I posted a few weeks ago about my custom scraping language. It definitely got some traction, which was very exciting to see.
Github Repo: https://github.com/tadpolehq/tadpole Docs: https://tadpolehq.com/
The past 2 weeks, I've been focusing my efforts in introducing specific stealth actions, more complicated control flow actions and a lot of various evaluators for cleaning data.
Here is an example for scraping from `books.toscrape.com`
main {
new_page {
goto "https://books.toscrape.com/"
loop {
do {
$$ article.product_pod {
extract "books[]" {
title { $ "h3 a"; attr title }
rating {
$ ".star-rating";
attr "class";
extract "star-rating (One|Two|Three|Four|Five)" caseInsensitive=#true;
func "(v) => ({'one': 1, 'two': 2, 'three': 3, 'four': 4, 'five': 5}[v.toLowerCase()] || null)"
}
price { $ "p.price_color"; text; as_float }
in_stock { $ "p.availability"; text; matches "In stock" caseInsensitive=#true }
}
}
}
while { $ "li.next" }
next {
$ "li.next a" { click }
wait_until
}
}
}
}
I've introduced actions like `apply_identity` to override User Agent Headers and User Agent Metadata.
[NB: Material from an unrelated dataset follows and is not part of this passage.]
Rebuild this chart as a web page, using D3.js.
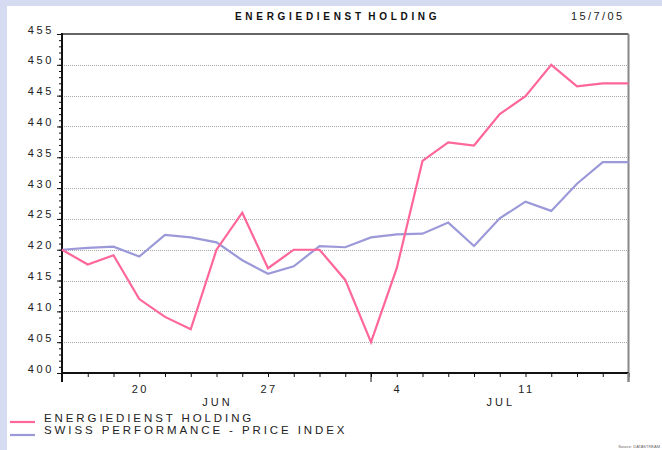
<!DOCTYPE html>
<html><head><meta charset="utf-8">
<script src="https://cdn.jsdelivr.net/npm/d3@7"></script>
<style>
html,body{margin:0;padding:0;background:#fff;}
svg{display:block;font-family:"Liberation Sans",Arial,sans-serif;}
</style></head>
<body><svg id="c" width="662" height="450"></svg>
<script>
const dates = ["2005-06-15","2005-06-16","2005-06-17","2005-06-20","2005-06-21","2005-06-22","2005-06-23","2005-06-24",
  "2005-06-27","2005-06-28","2005-06-29","2005-06-30","2005-07-01","2005-07-04","2005-07-05","2005-07-06","2005-07-07",
  "2005-07-08","2005-07-11","2005-07-12","2005-07-13","2005-07-14","2005-07-15"];
const energiedienst = [420.0,417.6,419.1,412.0,409.1,407.1,420.0,426.0,417.0,420.0,420.0,415.1,405.0,417.0,434.4,437.4,436.9,442.0,444.9,450.0,446.5,447.0,447.0];
const swissIndex = [420.0,420.3,420.5,418.9,422.4,422.0,421.2,418.3,416.1,417.3,420.6,420.4,422.0,422.5,422.6,424.4,420.6,425.1,427.8,426.3,430.7,434.2,434.2];
const seriesNames = ["ENERGIEDIENST HOLDING","SWISS PERFORMANCE - PRICE INDEX"];
const yTicks = [400,405,410,415,420,425,430,435,440,445,450,455];
const xLabelDates = ["2005-06-20","2005-06-27","2005-07-04","2005-07-11"];
const xLabelTexts = ["20","27","4","11"];
const monthNames = ["JUN","JUL"];
const monthEdges = ["2005-06-15","2005-07-01","2005-07-15"];
const title = "ENERGIEDIENST HOLDING";
const dateStamp = "15/7/05";
const source = "Source: DATASTREAM";

const svg = d3.select("#c");
const L=62, R=628.5, T=34, B=373;
const pink="#ff6699", blue="#9c99d9";

// background frame
svg.append("rect").attr("x",0).attr("y",0).attr("width",662).attr("height",450).attr("fill","#d5dcf2");
svg.append("rect").attr("x",7).attr("y",6).attr("width",655).attr("height",444).attr("fill","#fff");

const x = d3.scalePoint().domain(dates).range([L,R]);
const y = d3.scaleLinear().domain([400,455]).range([B,T]);

// gridlines
svg.append("g").selectAll("line").data(yTicks.filter(v=>v>400&&v<455)).join("line")
  .attr("x1",L).attr("x2",R).attr("y1",d=>Math.round(y(d))+0.5).attr("y2",d=>Math.round(y(d))+0.5)
  .attr("stroke","#a8a8a8").attr("stroke-width",1).attr("stroke-dasharray","1,1");

// plot border top/right
svg.append("line").attr("x1",L).attr("x2",R).attr("y1",T).attr("y2",T).attr("stroke","#333").attr("stroke-width",1.3);
svg.append("line").attr("x1",R).attr("x2",R).attr("y1",T).attr("y2",B+9).attr("stroke","#888").attr("stroke-width",2);

// y axis minor + major
const yMinor = d3.range(400,456,1);
const yAxisMinor = d3.axisLeft(y).tickValues(yMinor).tickSize(3).tickFormat("");
const gyMin = svg.append("g").attr("transform",`translate(${L},0)`).call(yAxisMinor);
const yAxisMajor = d3.axisLeft(y).tickValues(yTicks).tickSize(5).tickFormat("");
const gy = svg.append("g").attr("transform",`translate(${L},0)`).call(yAxisMajor);
[gyMin,gy].forEach(g=>{g.select(".domain").remove(); g.selectAll("line").attr("stroke","#111").attr("stroke-width",1);});
svg.append("line").attr("x1",L).attr("x2",L).attr("y1",T-1).attr("y2",B+9).attr("stroke","#111").attr("stroke-width",2);
svg.append("g").selectAll("text").data(yTicks).join("text")
  .attr("x",54).attr("y",d=>y(d)-0.5).attr("text-anchor","end")
  .attr("font-size",11).attr("letter-spacing","2.6px").attr("fill","#222").text(d=>d);

// x axis
svg.append("line").attr("x1",L).attr("x2",R).attr("y1",B).attr("y2",B).attr("stroke","#111").attr("stroke-width",2);
const xAxis = d3.axisBottom(x).tickSize(4).tickFormat("");
const gx = svg.append("g").attr("transform",`translate(0,${B})`).call(xAxis);
gx.select(".domain").remove();
gx.selectAll("line").attr("stroke","#111");
svg.append("g").selectAll("line").data(monthEdges).join("line")
  .attr("x1",d=>x(d)).attr("x2",d=>x(d)).attr("y1",B).attr("y2",B+9)
  .attr("stroke",(d,i)=>i===monthEdges.length-1?"#888":"#111").attr("stroke-width",(d,i)=>i===monthEdges.length-1?2:1);
svg.append("g").selectAll("text").data(xLabelDates).join("text")
  .attr("x",d=>x(d)+1).attr("y",393).attr("text-anchor","middle")
  .attr("font-size",11).attr("letter-spacing","2.5px").attr("fill","#222").text((d,i)=>xLabelTexts[i]);
svg.append("g").selectAll("text").data(monthNames).join("text")
  .attr("x",(d,i)=>(x(monthEdges[i])+x(monthEdges[i+1]))/2+1).attr("y",406).attr("text-anchor","middle")
  .attr("font-size",11).attr("letter-spacing","3px").attr("fill","#222").text(d=>d);

// lines
const line = d3.line().x((d,i)=>x(dates[i])).y(d=>y(d));
svg.append("path").datum(swissIndex).attr("d",line).attr("fill","none").attr("stroke",blue).attr("stroke-width",2.2).attr("stroke-linejoin","miter");
svg.append("path").datum(energiedienst).attr("d",line).attr("fill","none").attr("stroke",pink).attr("stroke-width",2.2).attr("stroke-linejoin","miter");

// title
svg.append("text").attr("x",235).attr("y",20).attr("font-size",10).attr("font-weight","bold")
  .attr("letter-spacing","3.7px").attr("word-spacing","-3px").attr("fill","#111").text(title);
svg.append("text").attr("x",571).attr("y",20).attr("font-size",11)
  .attr("letter-spacing","2.4px").attr("fill","#222").text(dateStamp);

// legend
const legColors=[pink,blue];
const lg = svg.append("g");
lg.selectAll("line").data(seriesNames).join("line")
  .attr("x1",10).attr("x2",35).attr("y1",(d,i)=>422+i*13).attr("y2",(d,i)=>422+i*13)
  .attr("stroke",(d,i)=>legColors[i]).attr("stroke-width",2.2);
lg.selectAll("text").data(seriesNames).join("text")
  .attr("x",44).attr("y",(d,i)=>421.5+i*12).attr("font-size",11.5)
  .attr("letter-spacing","2.9px").attr("fill","#222").text(d=>d);

svg.append("text").attr("x",660).attr("y",448).attr("text-anchor","end").attr("font-size",4)
  .attr("fill","#666").text(source);
</script></body></html>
Here is an example module to selectively create different identities: module stealth {
// Apple M2 Pro
action apply_apple_m2 {
apply_identity mac
set_webgl_vendor "Apple Inc." "Apple M2"
set_device_memory 16
set_hardware_concurrency 8
set_viewport 1440 900 deviceScaleFactor=2
}
// Windows Desktop
action apply_windows_16_8 {
apply_identity windows
set_webgl_vendor "Google Inc. (Intel)" "ANGLE (Intel, Intel(R) UHD Graphics 620 Direct3D11 vs_5_0 ps_5_0)"
set_device_memory 16
set_hardware_concurrency 8
set_viewport 1920 1080
}
// Windows Budget Laptop
action apply_windows_8_4 {
apply_identity windows
set_webgl_vendor "Google Inc. (Intel)" "ANGLE (Intel, Intel(R) UHD Graphics 620 Direct3D11 vs_5_0 ps_5_0)"
set_device_memory 8
set_hardware_concurrency 4
set_viewport 1366 768
}
}
The full release changelog is available here:
https://github.com/tadpolehq/tadpole/releases/My goals for the next 0.3.0 release is to heavily focus on Plugins, Distributed Execution through Message Queues, Redis Support for Crawling, Static Parsing as opposed to exclusively over CDP/Chrome.
I will keep trying to keep my release cadence at every 2 weeks!